Law360 Publishes Akin Gump Analysis of Lobbying and Campaign Finance Rule Changes
“Key Recent Changes To Lobbying, Campaign Finance Rules,” an article by Akin Gump public law and policy partner Melissa Laurenza and policy advisor Samuel Olswanger, has been published by Law360, analyzing some of the recent modifications in federal and state lobbying, gift and campaign finance laws and regulations. The article also looks at their significance and impact.
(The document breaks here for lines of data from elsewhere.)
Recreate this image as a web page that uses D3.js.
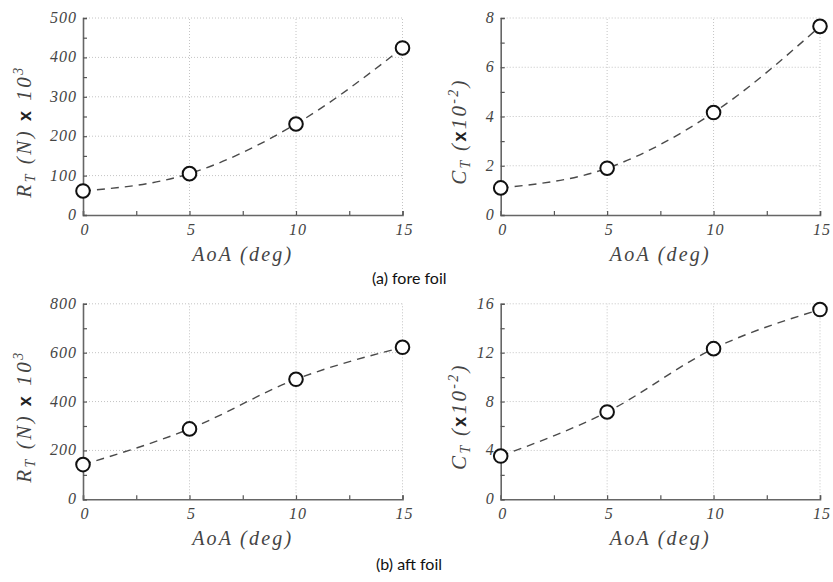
<!DOCTYPE html>
<html>
<head>
<meta charset="utf-8">
<script src="https://cdn.jsdelivr.net/npm/d3@7"></script>
<style>
  html, body { margin: 0; padding: 0; background: #fff; }
  svg { display: block; }
</style>
</head>
<body>
<svg id="chart" width="833" height="582"></svg>
<script>
// ---- data ----
const aoa = [0, 5, 10, 15];
const foreRT = [61, 105, 231, 424];
const foreCT = [1.1, 1.9, 4.16, 7.66];
const aftRT = [142, 288, 491, 622];
const aftCT = [3.54, 7.15, 12.33, 15.53];

const xTicks = [0, 5, 10, 15];
const xMinor = [2.5, 7.5, 12.5];
const rtForeTicks = [0, 100, 200, 300, 400, 500];
const ctForeTicks = [0, 2, 4, 6, 8];
const rtAftTicks = [0, 200, 400, 600, 800];
const ctAftTicks = [0, 4, 8, 12, 16];
const captions = ["(a) fore foil", "(b) aft foil"];

const svg = d3.select("#chart");
const SERIF = "Liberation Serif";

function serifText(sel, size, ls) {
  return sel.attr("font-family", SERIF).attr("font-style", "italic")
    .attr("font-size", size).attr("letter-spacing", ls);
}

function panel(cfg) {
  const x = d3.scaleLinear().domain([0, 15]).range([cfg.x0, cfg.x1]);
  const yMax = cfg.yTicks[cfg.yTicks.length - 1];
  const y = d3.scaleLinear().domain([0, yMax]).range([cfg.y0, cfg.y1]);
  const step = cfg.yTicks[1] - cfg.yTicks[0];
  const yMinor = cfg.yTicks.slice(0, -1).map(v => v + step / 2);
  const g = svg.append("g");

  // grid (dotted)
  g.selectAll(".gx").data(xTicks.filter(v => v > 0)).join("line")
    .attr("x1", d => x(d)).attr("x2", d => x(d))
    .attr("y1", y(0)).attr("y2", y(yMax))
    .attr("stroke", "#c4c4c4").attr("stroke-width", 1).attr("stroke-dasharray", "1,2");
  g.selectAll(".gy").data(cfg.yTicks.filter(v => v > 0)).join("line")
    .attr("y1", d => y(d)).attr("y2", d => y(d))
    .attr("x1", x(0)).attr("x2", x(15))
    .attr("stroke", "#c4c4c4").attr("stroke-width", 1).attr("stroke-dasharray", "1,2");

  // axes with inward ticks
  const ax = g.append("g").attr("transform", `translate(0,${y(0)})`)
    .call(d3.axisTop(x).tickValues(xTicks.concat(xMinor)).tickSize(4).tickFormat(""));
  const ay = g.append("g").attr("transform", `translate(${x(0)},0)`)
    .call(d3.axisRight(y).tickValues(cfg.yTicks.concat(yMinor)).tickSize(4).tickFormat(""));
  [ax, ay].forEach(a => {
    a.select(".domain").attr("stroke", "#666").attr("stroke-width", 1.6);
    a.selectAll(".tick line").attr("stroke", "#555").attr("stroke-width", 1.2);
  });

  // tick labels
  serifText(g.selectAll(".xl").data(xTicks).join("text"), 16, 1)
    .attr("x", d => x(d) + 2).attr("y", y(0) + 20)
    .attr("text-anchor", "middle")
    .attr("fill", "#444").text(d => d);
  serifText(g.selectAll(".yl").data(cfg.yTicks).join("text"), 16, 1)
    .attr("x", x(0) - 6).attr("y", d => y(d) + 5)
    .attr("text-anchor", "end")
    .attr("fill", "#444").text(d => d);

  // x label
  serifText(g.append("text"), 20, 2.2)
    .attr("x", (cfg.x0 + cfg.x1) / 2).attr("y", y(0) + 46)
    .attr("text-anchor", "middle")
    .attr("fill", "#444").text("AoA (deg)");

  // y label (rotated)
  const yl = serifText(g.append("text"), 21, cfg.ls)
    .attr("transform", `translate(${cfg.labelX},${(cfg.y0 + cfg.y1) / 2 + 15}) rotate(-90)`)
    .attr("text-anchor", "middle")
    .attr("fill", "#444");
  cfg.label.forEach(p => {
    const t = yl.append("tspan").text(p.t);
    if (p.dy) t.attr("dy", p.dy);
    if (p.size) t.attr("font-size", p.size);
    if (p.bold) t.attr("font-family", "Liberation Sans").attr("font-weight", "bold")
      .attr("font-style", "normal").attr("fill", "#222");
  });

  // dashed curve
  const pts = aoa.map((a, i) => [x(a), y(cfg.values[i])]);
  g.append("path")
    .attr("d", d3.line().curve(d3.curveMonotoneX)(pts))
    .attr("fill", "none").attr("stroke", "#4a4a4a").attr("stroke-width", 1.4)
    .attr("stroke-dasharray", "8,6");

  // markers
  g.selectAll(".m").data(pts).join("circle")
    .attr("cx", d => d[0]).attr("cy", d => d[1]).attr("r", 6.8)
    .attr("fill", "#fff").attr("stroke", "#111").attr("stroke-width", 2);
}

const rtLabel = [
  { t: "R" }, { t: "T", size: 14, dy: 4 }, { t: " (N) ", dy: -4 },
  { t: "x", bold: true, size: 18 }, { t: " 10" }, { t: "3", size: 14, dy: -8 }
];
const ctLabel = [
  { t: "C" }, { t: "T", size: 14, dy: 4 }, { t: " (", dy: -4 },
  { t: "x", bold: true, size: 18 }, { t: "10" }, { t: "-2", size: 14, dy: -8 }, { t: ")", dy: 8 }
];

panel({ x0: 83, x1: 402.5, y0: 215, y1: 18, yTicks: rtForeTicks, values: foreRT, labelX: 31, label: rtLabel, ls: 2.5 });
panel({ x0: 500.7, x1: 820, y0: 215, y1: 18, yTicks: ctForeTicks, values: foreCT, labelX: 466, label: ctLabel, ls: 2.3 });
panel({ x0: 83, x1: 402.5, y0: 499.3, y1: 303.8, yTicks: rtAftTicks, values: aftRT, labelX: 31, label: rtLabel, ls: 2.5 });
panel({ x0: 500.7, x1: 820, y0: 499.3, y1: 303.8, yTicks: ctAftTicks, values: aftCT, labelX: 466, label: ctLabel, ls: 2.3 });

// captions
svg.append("text").attr("x", 372).attr("y", 284)
  .attr("font-family", "Lato").attr("font-size", 16)
  .attr("fill", "#111").text(captions[0]);
svg.append("text").attr("x", 376).attr("y", 570)
  .attr("font-family", "Lato").attr("font-size", 16)
  .attr("fill", "#111").text(captions[1]);
</script>
</body>
</html>
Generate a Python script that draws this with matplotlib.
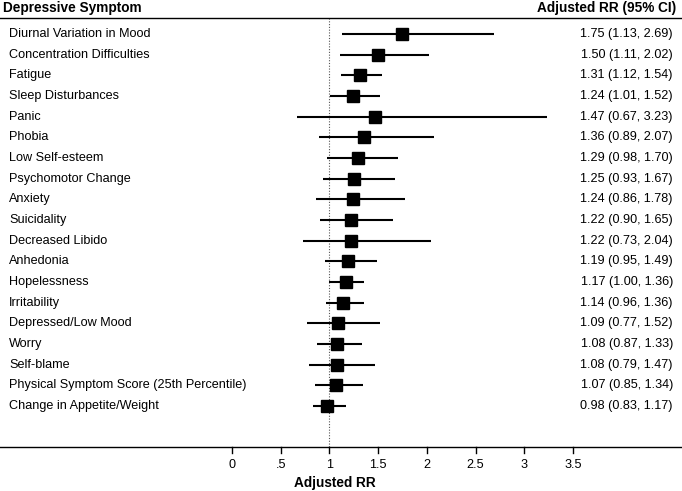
import matplotlib
matplotlib.use("Agg")
import matplotlib.pyplot as plt

symptoms = [
    "Diurnal Variation in Mood", "Concentration Difficulties", "Fatigue",
    "Sleep Disturbances", "Panic", "Phobia", "Low Self-esteem",
    "Psychomotor Change", "Anxiety", "Suicidality", "Decreased Libido",
    "Anhedonia", "Hopelessness", "Irritability", "Depressed/Low Mood",
    "Worry", "Self-blame", "Physical Symptom Score (25th Percentile)",
    "Change in Appetite/Weight",
]
rr = [1.75, 1.50, 1.31, 1.24, 1.47, 1.36, 1.29, 1.25, 1.24, 1.22, 1.22,
      1.19, 1.17, 1.14, 1.09, 1.08, 1.08, 1.07, 0.98]
lo = [1.13, 1.11, 1.12, 1.01, 0.67, 0.89, 0.98, 0.93, 0.86, 0.90, 0.73,
      0.95, 1.00, 0.96, 0.77, 0.87, 0.79, 0.85, 0.83]
hi = [2.69, 2.02, 1.54, 1.52, 3.23, 2.07, 1.70, 1.67, 1.78, 1.65, 2.04,
      1.49, 1.36, 1.36, 1.52, 1.33, 1.47, 1.34, 1.17]
xticks = [0, 0.5, 1, 1.5, 2, 2.5, 3, 3.5]
xticklabels = ["0", ".5", "1", "1.5", "2", "2.5", "3", "3.5"]

plt.rcParams['font.family'] = ['Liberation Sans', 'DejaVu Sans']

W, H = 682, 491
fig = plt.figure(figsize=(W / 100, H / 100), dpi=100)
ax = fig.add_axes([0, 0, 1, 1])

# pixel mapping
x0_px, unit_px = 232.0, 97.4
row0_px, row_px = 34.0, 20.67
ax.set_xlim(-x0_px / unit_px, (W - x0_px) / unit_px)
ax.set_ylim((H - row0_px) / row_px, -row0_px / row_px)
ax.axis("off")

def ypix(p):
    return (p - row0_px) / row_px

fs = 9.1
fsb = 9.8
n = len(symptoms)
ys = list(range(n))
xl = ax.get_xlim()

# reference line at 1
ax.plot([1, 1], [ypix(18), ypix(447)], color="#555555", lw=0.8, ls=(0, (1, 1.5)), zorder=1)

ax.hlines(ys, lo, hi, color="black", lw=1.5, zorder=2)
ax.plot(rr, ys, ls="none", marker="s", ms=8.2, color="black", zorder=3)

trans = ax.get_yaxis_transform()
for i, s in enumerate(symptoms):
    ax.text(9 / W, i, s, transform=trans, ha="left", va="center", fontsize=fs)
    ax.text(673 / W, i, f"{rr[i]:.2f} ({lo[i]:.2f}, {hi[i]:.2f})", transform=trans,
            ha="right", va="center", fontsize=fs)

# headers
ax.text(3 / W, ypix(8), "Depressive Symptom", transform=trans, ha="left", va="center",
        fontsize=fsb, fontweight="bold")
ax.text(676 / W, ypix(8), "Adjusted RR (95% CI)", transform=trans, ha="right", va="center",
        fontsize=fsb, fontweight="bold")
ax.plot(xl, [ypix(18), ypix(18)], color="black", lw=1.0)

# bottom axis
ya = ypix(447)
ax.plot(xl, [ya, ya], color="black", lw=1.0)
for t, lab in zip(xticks, xticklabels):
    ax.plot([t, t], [ya, ypix(453)], color="black", lw=1.0)
    ax.text(t, ypix(465), lab, ha="center", va="center", fontsize=fs)
ax.text((335 - x0_px) / unit_px, ypix(483), "Adjusted RR", ha="center", va="center",
        fontsize=fsb, fontweight="bold")

fig.savefig("out.png", dpi=100)
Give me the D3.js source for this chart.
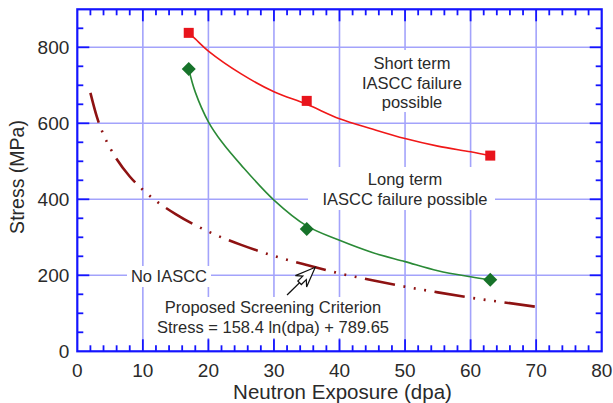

Laurenza and Olswanger begin with a discussion of recently enacted federal laws, going back to an executive order signed by President Trump during his first week in office last year “prohibiting executive branch appointees from accepting gifts from registered lobbyists and lobbyist employers.” It also bans those same individuals from “lobbying their respective agency for five years after leaving their position, engaging in an activity that would require registration under the Foreign Agents Registration Act (FARA) and requiring that registered lobbyists appointed to an executive office recuse themselves from working on any matter on which they lobbied for the first two years of their appointment.”
The article then looks at new lobbying laws from the past year in California, Kentucky, Missouri, New Mexico, Vermont and Virginia, noting that while states and localities “are actively expanding disclosure requirements and implementing new laws regulating political and lobbying activities within their jurisdictions,” Congress has not enacted any major legislative changes to the Lobbying Disclosure Act in the past decade or to the Federal Election Campaign Act since 2002.
Finally, the authors note that legislation has been introduced that would dramatically change the FARA disclosure regime, having an impact on domestic U.S. subsidiaries. If the legislation were to become law, Laurenza and Olswanger write that it would increase the regulatory burdens on “foreign-owned corporations as well as U.S.-based subsidiaries seeking to influence U.S. policy.”